I imagine there is a bijective mapping from B1 to B2. I also suppose B2 is a Vitali set.
Thank you!
 A: Nothing changes between $B_1$ and $B_2$ really. The statement of Banach-Tarski is (in the formulation I learnt from Stan Wagon's book The Banach-Tarski paradox): let $A,B$ be two bounded subsets of $\Bbb R^3$ both with non-empty interior. Then $A$ and $B$ are equi-decomposable ($A = \bigcup_{I=1}^n A_i$ and $B = \bigcup_{i=1}^n B_i$ where $n \in \Bbb N$ and for each $i$ we have a linear map $g_i \in SO_3$ (a rotation even) so that $g_i[A_i]=B_i$).
So your question is about when we take two balls of different volumes, but the volumes have nothing to do with a measure per se; the old Greeks already knew the formula for computing the volume of a sphere from its radius, $\frac{4}{3}\pi r^3$. But the above theorem allows us to have one sphere $B_1$, and cut it up in finitely many pieces using AC (so very non-constructively) and transform (rotate etc) those pieces and take the union of the transformed ones and get another sphere with larger radius(or smaller radius, if you like; or build two disjoint spheres or a cube etc.)

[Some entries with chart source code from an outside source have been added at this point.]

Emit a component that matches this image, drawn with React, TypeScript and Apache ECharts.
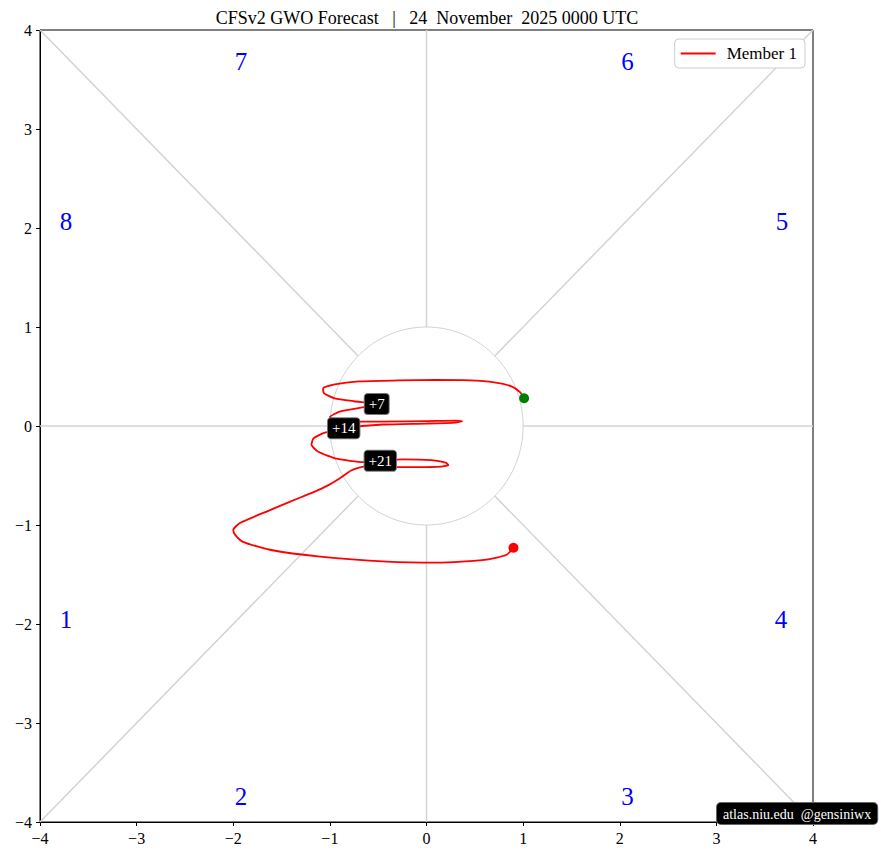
import React, { useEffect, useRef } from "react";
import * as echarts from "echarts";

const TITLE = "CFSv2 GWO Forecast   |   24  November  2025 0000 UTC";
const SERIES_NAME = "Member 1";
const WATERMARK = "atlas.niu.edu  @gensiniwx";

// trajectory (GWO phase space), in order from start (green) to end (red)
const trackX = [
  1.01, 0.97, 0.88, 0.7, 0.45, 0.1, -0.3, -0.7, -0.95, -1.07, -1.06, -0.95, -0.75, -0.515,
  -0.65, -0.9, -1.0, -0.85, -0.45, 0.0, 0.3, 0.37, 0.3, 0.0, -0.45, -0.857,
  -1.06, -1.17, -1.19, -1.12, -0.93, -0.65, -0.478,
  -0.25, 0.05, 0.2, 0.226, 0.15, -0.1, -0.4, -0.65, -0.78, -0.9, -1.02, -1.15, -1.3, -1.62,
  -1.93, -2.0, -1.98, -1.9, -1.62, -1.1, -0.41, 0.11, 0.62, 0.83, 0.9,
];
const trackY = [
  0.28, 0.34, 0.4, 0.44, 0.46, 0.465, 0.46, 0.45, 0.42, 0.38, 0.33, 0.28, 0.25, 0.222,
  0.19, 0.145, 0.09, 0.045, 0.045, 0.05, 0.055, 0.048, 0.035, 0.025, 0.015, -0.023,
  -0.07, -0.125, -0.19, -0.26, -0.33, -0.365, -0.352,
  -0.337, -0.345, -0.37, -0.394, -0.41, -0.415, -0.415, -0.41, -0.45, -0.53, -0.6, -0.66, -0.72, -0.85,
  -0.98, -1.05, -1.1, -1.17, -1.25, -1.32, -1.37, -1.38, -1.35, -1.3, -1.23,
];

const dayLabels = ["+7", "+14", "+21"];
const dayLabelX = [-0.515, -0.857, -0.478];
const dayLabelY = [0.222, -0.023, -0.352];

const phaseNames = ["1", "2", "3", "4", "5", "6", "7", "8"];
const phaseX = [-3.73, -1.92, 2.08, 3.67, 3.68, 2.08, -1.92, -3.73];
const phaseY = [-1.95, -3.74, -3.74, -1.95, 2.07, 3.68, 3.68, 2.07];

const AXIS_MIN = -4;
const AXIS_MAX = 4;
const CIRCLE_R = 1;
const D = 0.7071;
// phase-space spokes: [x0, y0, x1, y1]
const spokeX0 = [-4, 1, 0, 0, -4, D, -4, D];
const spokeY0 = [0, 0, -4, 1, -4, D, 4, -D];
const spokeX1 = [-1, 4, 0, 0, -D, 4, -D, 4];
const spokeY1 = [0, 0, -1, 4, -D, 4, D, -4];

const FONT = "'Liberation Serif', 'DejaVu Serif', serif";
const GRAY = "#d3d3d3";

const fmt = (v: number) => String(v).replace("-", "\u2212");

export default function App() {
  const ref = useRef<HTMLDivElement>(null);

  useEffect(() => {
    if (!ref.current) return;
    const chart = echarts.init(ref.current, undefined, { renderer: "svg" });

    const spokeSeries = spokeX0.map((x0, i) => ({
      type: "line",
      name: "spoke" + i,
      data: [
        [x0, spokeY0[i]],
        [spokeX1[i], spokeY1[i]],
      ],
      showSymbol: false,
      symbol: "none",
      silent: true,
      lineStyle: { color: GRAY, width: 1.5 },
      z: 1,
    }));

    const track = trackX.map((x, i) => [x, trackY[i]]);
    const last = track.length - 1;

    const axisCommon = {
      type: "value",
      min: AXIS_MIN,
      max: AXIS_MAX,
      interval: 1,
      splitLine: { show: false },
      axisLine: { show: true, onZero: false, lineStyle: { color: "#000" } },
      axisTick: { show: true, length: 4, lineStyle: { color: "#000" } },
      axisLabel: { formatter: fmt, color: "#000", fontSize: 16, margin: 8, fontFamily: FONT },
    };

    chart.setOption({
      animation: false,
      textStyle: { fontFamily: FONT },
      title: {
        text: TITLE,
        left: 422,
        textAlign: "center",
        top: 4,
        textStyle: { fontFamily: FONT, fontSize: 18, fontWeight: "normal", color: "#000" },
      },
      legend: {
        data: [{ name: SERIES_NAME, icon: "rect" }],
        right: 76,
        top: 39,
        itemWidth: 35,
        itemHeight: 2,
        itemGap: 10,
        padding: [6, 8, 6, 6],
        borderColor: "#cccccc",
        borderWidth: 1,
        borderRadius: 4,
        backgroundColor: "#fff",
        textStyle: { fontFamily: FONT, fontSize: 17, color: "#000", padding: [0, 0, 0, 6] },
      },
      grid: {
        left: 40,
        right: 68,
        top: 30,
        bottom: 40,
        show: true,
        borderColor: "#000",
        borderWidth: 1,
        backgroundColor: "transparent",
      },
      xAxis: axisCommon,
      yAxis: axisCommon,
      series: [
        ...spokeSeries,
        {
          type: "custom",
          name: "circle",
          silent: true,
          data: [[0, 0]],
          z: 1,
          renderItem: (_p: any, api: any) => {
            const c = api.coord([0, 0]);
            const s = api.size([CIRCLE_R, CIRCLE_R]);
            return {
              type: "ellipse",
              shape: { cx: c[0], cy: c[1], rx: s[0], ry: s[1] },
              style: { fill: "none", stroke: GRAY, lineWidth: 1 },
            };
          },
        },
        {
          type: "scatter",
          name: "phases",
          silent: true,
          symbolSize: 0,
          itemStyle: { opacity: 1 },
          data: phaseX.map((x, i) => ({ value: [x, phaseY[i]], name: phaseNames[i] })),
          label: {
            show: true,
            position: "inside",
            formatter: "{b}",
            color: "#0000ff",
            opacity: 1,
            fontSize: 25,
            fontFamily: FONT,
          },
          z: 2,
        },
        {
          type: "line",
          name: SERIES_NAME,
          data: track,
          showSymbol: false,
          symbol: "none",
          smooth: 0.2,
          color: "#ff0000",
          lineStyle: { color: "#ff0000", width: 1.8 },
          z: 3,
        },
        {
          type: "scatter",
          name: "start",
          data: [track[0]],
          symbolSize: 10,
          itemStyle: { color: "#008000", opacity: 1 },
          z: 4,
        },
        {
          type: "scatter",
          name: "end",
          data: [track[last]],
          symbolSize: 10,
          itemStyle: { color: "#ff0000", opacity: 1 },
          z: 4,
        },
        {
          type: "scatter",
          name: "days",
          symbolSize: 0,
          itemStyle: { opacity: 1 },
          data: dayLabelX.map((x, i) => ({ value: [x, dayLabelY[i]], name: dayLabels[i] })),
          label: {
            show: true,
            position: "inside",
            formatter: "{b}",
            color: "#fff",
            opacity: 1,
            fontSize: 15,
            fontFamily: FONT,
            backgroundColor: "#000",
            borderColor: "#777",
            borderWidth: 1,
            borderRadius: 3,
            padding: [3, 4, 2, 4],
          },
          z: 5,
        },
      ],
      graphic: [
        {
          type: "text",
          left: 716,
          top: 802,
          z: 100,
          style: {
            text: WATERMARK,
            fill: "#fff",
            font: "14px " + FONT,
            backgroundColor: "#000",
            borderColor: "#666",
            borderWidth: 1,
            borderRadius: 4,
            padding: [4, 6, 3, 6],
          },
        },
      ],
    });

    return () => chart.dispose();
  }, []);

  return (
    <div
      ref={ref}
      style={{ position: "fixed", left: 0, top: 0, width: 881, height: 862, background: "#fff" }}
    />
  );
}
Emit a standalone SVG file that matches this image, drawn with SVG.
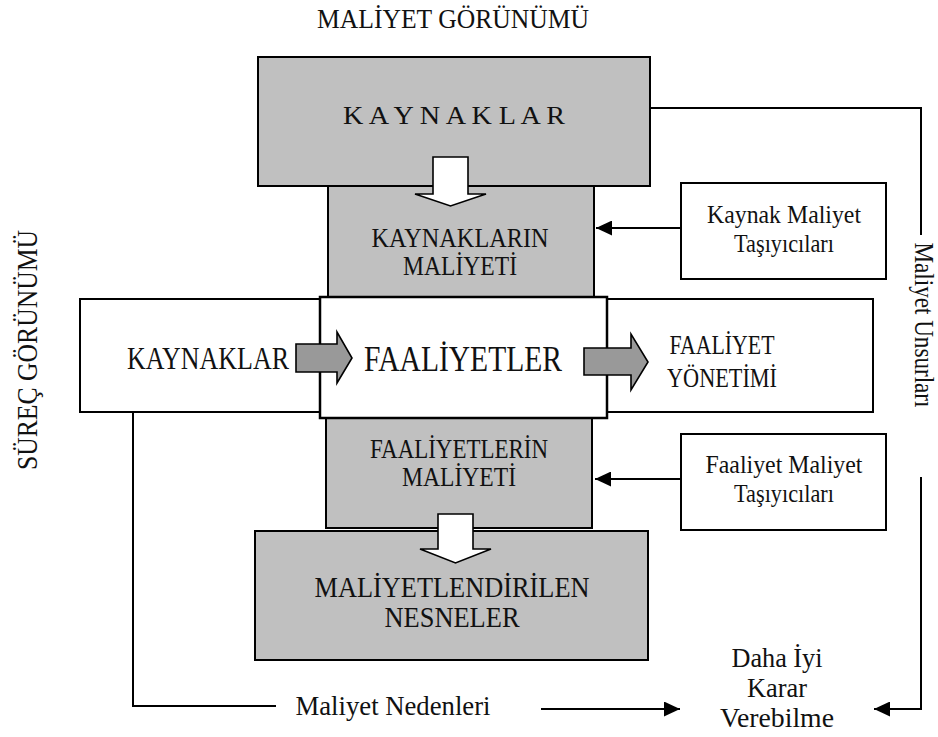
<svg xmlns="http://www.w3.org/2000/svg" width="938" height="737" viewBox="0 0 938 737">
<style>
text{font-family:"Liberation Serif","Times New Roman",serif;fill:#111;text-anchor:middle}
.box{stroke:#000;stroke-width:2}
.g{fill:#c0c0c0}
.w{fill:#fff}
.ln{fill:none;stroke:#000;stroke-width:2}
.wa{fill:#fff;stroke:#000;stroke-width:1.6}
.ga{fill:#999;stroke:#000;stroke-width:1.6}
</style>
<defs>
<marker id="ah" markerUnits="userSpaceOnUse" markerWidth="16" markerHeight="15" refX="16" refY="7.5" orient="auto">
<path d="M0,0 L16,7.5 L0,15 Z" fill="#000"/>
</marker>
</defs>
<rect width="938" height="737" fill="#fff"/>

<text id="title" x="453" y="28" font-size="27" textLength="272" lengthAdjust="spacingAndGlyphs">MALİYET GÖRÜNÜMÜ</text>
<text id="surec" x="37" y="350" font-size="29" textLength="240" lengthAdjust="spacingAndGlyphs" transform="rotate(-90 37 350)">SÜREÇ GÖRÜNÜMÜ</text>

<g id="connectors">
<polyline class="ln" points="650,108 921,108 921,235"/>
<polyline class="ln" points="921,477 921,709 874,709" marker-end="url(#ah)"/>
<line class="ln" x1="693" y1="228" x2="596" y2="228" marker-end="url(#ah)"/>
<line class="ln" x1="691" y1="479" x2="595" y2="479" marker-end="url(#ah)"/>
<polyline class="ln" points="133,412 133,706 276,706"/>
<line class="ln" x1="541" y1="709" x2="680" y2="709" marker-end="url(#ah)"/>
</g>
<text id="unsur" x="915" y="325" font-size="27" textLength="165" lengthAdjust="spacingAndGlyphs" transform="rotate(90 915 325)">Maliyet Unsurları</text>
<text id="nedenleri" x="393" y="715" font-size="28" textLength="195" lengthAdjust="spacingAndGlyphs">Maliyet Nedenleri</text>

<g id="kaynaklarin">
<rect class="box g" x="328" y="186" width="266" height="111"/>
<text x="460" y="247" font-size="26.5" textLength="177" lengthAdjust="spacingAndGlyphs">KAYNAKLARIN</text>
<text x="460" y="275" font-size="26.5" textLength="114" lengthAdjust="spacingAndGlyphs">MALİYETİ</text>
</g>
<g id="kaynaklar-top">
<rect class="box g" x="258" y="57" width="392" height="129"/>
<text x="454" y="124" font-size="26" textLength="222" lengthAdjust="spacingAndGlyphs">K A Y N A K L A R</text>
</g>
<polygon id="arrow1" class="wa" points="433,157 468,157 468,194 486,194 450.5,206 415,194 433,194"/>

<g id="kaynak-tasiyici">
<rect class="box w" x="681" y="183" width="205" height="96"/>
<text x="784" y="223" font-size="25" textLength="154" lengthAdjust="spacingAndGlyphs">Kaynak Maliyet</text>
<text x="784" y="252" font-size="25" textLength="100" lengthAdjust="spacingAndGlyphs">Taşıyıcıları</text>
</g>

<g id="faaliyetlerin">
<rect class="box g" x="326" y="418" width="266" height="110"/>
<text x="459" y="458" font-size="26.5" textLength="178" lengthAdjust="spacingAndGlyphs">FAALİYETLERİN</text>
<text x="459" y="486" font-size="26.5" textLength="114" lengthAdjust="spacingAndGlyphs">MALİYETİ</text>
</g>

<g id="kaynaklar-mid">
<rect class="box w" x="80" y="299" width="240" height="113"/>
<text x="208" y="369" font-size="31" textLength="162" lengthAdjust="spacingAndGlyphs">KAYNAKLAR</text>
</g>
<g id="faaliyet-yonetimi">
<rect class="box w" x="607" y="299" width="266" height="113"/>
<text x="722" y="354" font-size="28" textLength="105" lengthAdjust="spacingAndGlyphs">FAALİYET</text>
<text x="722" y="387" font-size="28" textLength="110" lengthAdjust="spacingAndGlyphs">YÖNETİMİ</text>
</g>
<g id="faaliyetler">
<rect class="w" x="320" y="297" width="287" height="121" stroke="#000" stroke-width="2.5"/>
<text x="463" y="371" font-size="35" textLength="198" lengthAdjust="spacingAndGlyphs">FAALİYETLER</text>
</g>
<polygon id="arrow2" class="ga" points="296,344 337,344 337,332 352,358 337,383 337,372 296,372"/>
<polygon id="arrow3" class="ga" points="584,348 631,348 631,334 648,362 631,390 631,375 584,375"/>

<g id="faaliyet-tasiyici">
<rect class="box w" x="681" y="434" width="205" height="96"/>
<text x="784" y="473" font-size="25" textLength="157" lengthAdjust="spacingAndGlyphs">Faaliyet Maliyet</text>
<text x="784" y="502" font-size="25" textLength="100" lengthAdjust="spacingAndGlyphs">Taşıyıcıları</text>
</g>

<g id="nesneler">
<rect class="box g" x="255" y="531" width="393" height="129"/>
<text x="452" y="597" font-size="29" textLength="275" lengthAdjust="spacingAndGlyphs">MALİYETLENDİRİLEN</text>
<text x="452" y="627" font-size="29" textLength="135" lengthAdjust="spacingAndGlyphs">NESNELER</text>
</g>
<polygon id="arrow4" class="wa" points="438,514 473,514 473,549 491,549 455.5,563 420,549 438,549"/>

<g id="karar">
<text x="777" y="667" font-size="28" textLength="91" lengthAdjust="spacingAndGlyphs">Daha İyi</text>
<text x="777" y="697" font-size="28" textLength="60" lengthAdjust="spacingAndGlyphs">Karar</text>
<text x="777" y="727" font-size="28" textLength="114" lengthAdjust="spacingAndGlyphs">Verebilme</text>
</g>
</svg>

It's the pieces that are strange, not the end results. Your $B_1$ and $B_2$ are just homeomorphic and topologically indistinguishable. Banach showed in essence that the group of 3d-rotations is "weird" (or as Wagon calls it "paradoxical"). The relation with measures is that is shows that under AC there can be no finitely additive measure on $\Bbb R^3$ that measures all subsets and is rotation invariant while having the volume of a sphere have the known value. So it's not a paradox in that sense, it's just counterintuitive. Read Wagon's book to really understand Banach-Tarski, it's very good IMO.